Data Generation
GenDB uses an LLM to generate all synthetic data values directly. The LLM receives your schema (table names, column names, data types, constraints) and produces realistic, semantically coherent data in JSON batches.
How It Works
- Tables are processed in topological order (referenced tables first)

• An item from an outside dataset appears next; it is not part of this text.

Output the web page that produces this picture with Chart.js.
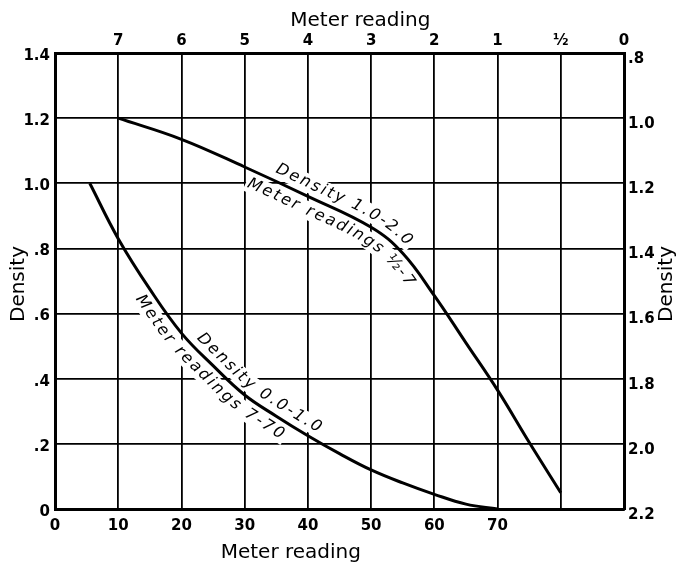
<!DOCTYPE html>
<html>
<head>
<meta charset="utf-8">
<script src="https://cdn.jsdelivr.net/npm/chart.js@4.4.0/dist/chart.umd.min.js"></script>
<style>html,body{margin:0;padding:0;background:#fff}</style>
</head>
<body>
<canvas id="chart" width="677" height="568"></canvas>
<script>
// tick labels
const bottomTicks = ['0', '10', '20', '30', '40', '50', '60', '70', '', ''];
const topTicks = ['', '7', '6', '5', '4', '3', '2', '1', '½', '0'];
const leftTicks = ['0', '.2', '.4', '.6', '.8', '1.0', '1.2', '1.4'];
const rightTicks = ['.8', '1.0', '1.2', '1.4', '1.6', '1.8', '2.0', '2.2'];

// curve for density 0.0-1.0 (meter readings 7-70)
const lowReading = [5.5, 10, 15, 20, 25, 30, 35, 40, 45, 50, 55, 60, 65, 70];
const lowDensity = [1.0, 0.83, 0.675, 0.54, 0.44, 0.35, 0.285, 0.225, 0.17, 0.12, 0.08, 0.045, 0.015, 0];

// curve for density 1.0-2.0 (meter readings 1/2-7)
const highReading = [10, 20, 30, 40, 50, 55, 60, 65, 70, 75, 80];
const highDensity = [1.2, 1.135, 1.05, 0.96, 0.865, 0.785, 0.655, 0.51, 0.365, 0.205, 0.05];

// labels written along the curves
const curveLabels = [
  { ds: 1, text: 'Density 1.0-2.0', from: 34.0, side: 1 },
  { ds: 1, text: 'Meter readings ½-7', from: 31.0, side: -1 },
  { ds: 0, text: 'Density 0.0-1.0', from: 21.4, side: 1 },
  { ds: 0, text: 'Meter readings 7-70', from: 15.0, side: -1 }
];

const tickFont = { family: 'DejaVu Sans', size: 15, weight: 'bold' };

function toPoints(xs, ys) {
  return xs.map((x, i) => ({ x: x, y: ys[i] }));
}

// samples the drawn bezier line of a dataset, shifted sideways by off pixels
function offsetPath(chart, dsIndex, off) {
  const els = chart.getDatasetMeta(dsIndex).data;
  const base = [];
  for (let i = 1; i < els.length; i++) {
    const a = els[i - 1], b = els[i];
    const c1x = a.cp2x ?? a.x, c1y = a.cp2y ?? a.y, c2x = b.cp1x ?? b.x, c2y = b.cp1y ?? b.y;
    for (let k = (i === 1 ? 0 : 1); k <= 24; k++) {
      const t = k / 24, u = 1 - t;
      base.push({
        x: u * u * u * a.x + 3 * u * u * t * c1x + 3 * u * t * t * c2x + t * t * t * b.x,
        y: u * u * u * a.y + 3 * u * u * t * c1y + 3 * u * t * t * c2y + t * t * t * b.y
      });
    }
  }
  return base.map((p, i) => {
    const q = base[Math.max(0, i - 1)], r = base[Math.min(base.length - 1, i + 1)];
    const len = Math.hypot(r.x - q.x, r.y - q.y);
    const tx = (r.x - q.x) / len, ty = (r.y - q.y) / len;
    return { bx: p.x, x: p.x + ty * off, y: p.y - tx * off };
  });
}

function layoutAlongCurve(chart, lab) {
  const ctx = chart.ctx;
  const startPx = chart.scales.x.getPixelForValue(lab.from);
  const off = (lab.side > 0 ? 12 : 13) * lab.side;
  const path = offsetPath(chart, lab.ds, off);
  const cum = [0];
  for (let i = 1; i < path.length; i++) {
    cum.push(cum[i - 1] + Math.hypot(path[i].x - path[i - 1].x, path[i].y - path[i - 1].y));
  }
  function at(s) {
    let i = 1;
    while (i < path.length - 1 && cum[i] < s) i++;
    const a = path[i - 1], b = path[i];
    const len = cum[i] - cum[i - 1] || 1;
    const t = (s - cum[i - 1]) / len;
    return { x: a.x + (b.x - a.x) * t, y: a.y + (b.y - a.y) * t, rot: Math.atan2(b.y - a.y, b.x - a.x) };
  }
  let s = 0;
  for (let i = 0; i < path.length; i++) {
    if (path[i].bx >= startPx) { s = cum[i]; break; }
  }
  const spacing = 2.2;
  const out = [];
  for (const ch of lab.text) {
    const w = ctx.measureText(ch).width;
    const p = at(s + w / 2);
    out.push({ ch: ch, w: w, sp: spacing, x: p.x, y: p.y, rot: p.rot });
    s += w + spacing;
  }
  return out;
}

const labelsPlugin = {
  id: 'curveText',
  beforeDatasetsDraw(chart) {
    const ctx = chart.ctx;
    ctx.save();
    ctx.font = 'italic 16px "DejaVu Sans"';
    ctx.textAlign = 'center';
    ctx.textBaseline = 'middle';
    const glyphs = [];
    curveLabels.forEach(l => glyphs.push(...layoutAlongCurve(chart, l)));
    // clear the grid behind the text first, then write it
    glyphs.forEach(g => {
      ctx.save();
      ctx.translate(g.x, g.y);
      ctx.rotate(g.rot);
      ctx.fillStyle = '#fff';
      ctx.fillRect(-g.w / 2 - g.sp, -9, g.w + g.sp * 2 + 1, 18);
      ctx.restore();
    });
    glyphs.forEach(g => {
      ctx.save();
      ctx.translate(g.x, g.y);
      ctx.rotate(g.rot);
      ctx.fillStyle = '#000';
      ctx.fillText(g.ch, 0, 0);
      ctx.restore();
    });
    ctx.restore();
  },
  afterDraw(chart) {
    const ctx = chart.ctx, a = chart.chartArea, xs = chart.scales.x;
    const midY = (a.top + a.bottom) / 2 + 3;
    ctx.save();
    ctx.fillStyle = '#000';
    ctx.font = '20px "DejaVu Sans"';
    ctx.textAlign = 'center';
    ctx.textBaseline = 'middle';
    ctx.fillText('Meter reading', xs.getPixelForValue(48.3), a.top - 32);
    ctx.fillText('Meter reading', xs.getPixelForValue(37.3), a.bottom + 44);
    ctx.save();
    ctx.translate(a.left - 36, midY);
    ctx.rotate(-Math.PI / 2);
    ctx.fillText('Density', 0, 0);
    ctx.restore();
    ctx.translate(a.right + 43, midY);
    ctx.rotate(-Math.PI / 2);
    ctx.fillText('Density', 0, 0);
    ctx.restore();
  }
};

new Chart(document.getElementById('chart'), {
  type: 'line',
  data: {
    datasets: [
      { data: toPoints(lowReading, lowDensity), borderColor: '#000', borderWidth: 3, pointRadius: 0, tension: 0.4, xAxisID: 'x', yAxisID: 'y' },
      { data: toPoints(highReading, highDensity), borderColor: '#000', borderWidth: 3, pointRadius: 0, tension: 0.4, xAxisID: 'x', yAxisID: 'y' }
    ]
  },
  options: {
    responsive: false,
    animation: false,
    events: [],
    plugins: { legend: { display: false }, tooltip: { enabled: false } },
    scales: {
      x: {
        type: 'linear', position: 'bottom', min: 0, max: 90,
        afterFit: s => { s.height = 59; },
        ticks: { stepSize: 10, color: '#000', font: tickFont, padding: 8, maxRotation: 0,
          callback: v => bottomTicks[Math.round(v / 10)] },
        grid: { color: '#000', lineWidth: 1.8, drawTicks: false },
        border: { color: '#000', width: 3 }
      },
      x2: {
        type: 'linear', position: 'top', min: 0, max: 90,
        afterFit: s => { s.height = 53; },
        ticks: { stepSize: 10, color: '#000', font: tickFont, padding: 3, maxRotation: 0,
          callback: v => topTicks[Math.round(v / 10)] },
        grid: { display: false, drawTicks: false },
        border: { color: '#000', width: 3 }
      },
      y: {
        type: 'linear', position: 'left', min: 0, max: 1.4,
        afterFit: s => { s.width = 55; },
        ticks: { stepSize: 0.2, color: '#000', font: tickFont, padding: 5, labelOffset: 3,
          callback: v => leftTicks[Math.round(v / 0.2)] },
        grid: { color: '#000', lineWidth: 1.8, drawTicks: false },
        border: { color: '#000', width: 3 }
      },
      y2: {
        type: 'linear', position: 'right', min: 0.8, max: 2.2, reverse: true,
        afterFit: s => { s.width = 53; },
        ticks: { stepSize: 0.2, color: '#000', font: tickFont, padding: 4, labelOffset: 6,
          callback: v => rightTicks[Math.round((v - 0.8) / 0.2)] },
        grid: { display: false, drawTicks: false },
        border: { color: '#000', width: 3 }
      }
    }
  },
  plugins: [labelsPlugin]
});
</script>
</body>
</html>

- For each table, the LLM receives the full schema context, column types, constraints, and any config instructions
- Data is generated in batches of up to 50 rows per LLM call
- Generated values are type-coerced and validated before insertion
Config Overrides
You can provide per-column instructions in gendb.yaml to guide the LLM:
generation:
tables:
users:
columns:
status:
generator: one_of
values: [active, inactive, pending]
bio:
prompt: "Write a short professional bio for a tech company employee"
sku:
generator: regex
format: "[A-Z]{3}-[0-9]{6}"
Override Types
| Type | Config | LLM instruction |
|---|---|---|
one_of |
generator: one_of + values |
"must be one of: [v1, v2, v3]" |
regex |
generator: regex + format |
"must match the regex pattern: ..." |
skip |
generator: skip |
Column excluded from generation |
prompt |
prompt: "..." |
Direct instruction to the LLM |
Column Rules
Column rules apply instructions across all tables based on column name patterns:
generation:
column_rules:
- pattern: "*_sku"
generator: regex
format: "[A-Z]{3}-[0-9]{6}"
- pattern: "*_status"
generator: skip
Patterns use glob-style matching:
| Pattern | Matches |
|---|---|
*_email |
user_email, admin_email |
phone* |
phone, phone_number |
*name* |
first_name, company_name |
status |
status (exact match) |
Foreign Key Resolution
GenDB automatically resolves foreign key relationships:
- Tables are generated in topological order — referenced tables first, then dependent tables
- FK values from parent tables are included in the LLM prompt so it can pick valid references
- Post-processing validates FK values and replaces any invalid ones
UNIQUE Constraint Handling
Unique constraints are communicated to the LLM in the prompt. The LLM is instructed to generate unique values for columns with UNIQUE indexes. A post-processing step validates uniqueness using a tracker.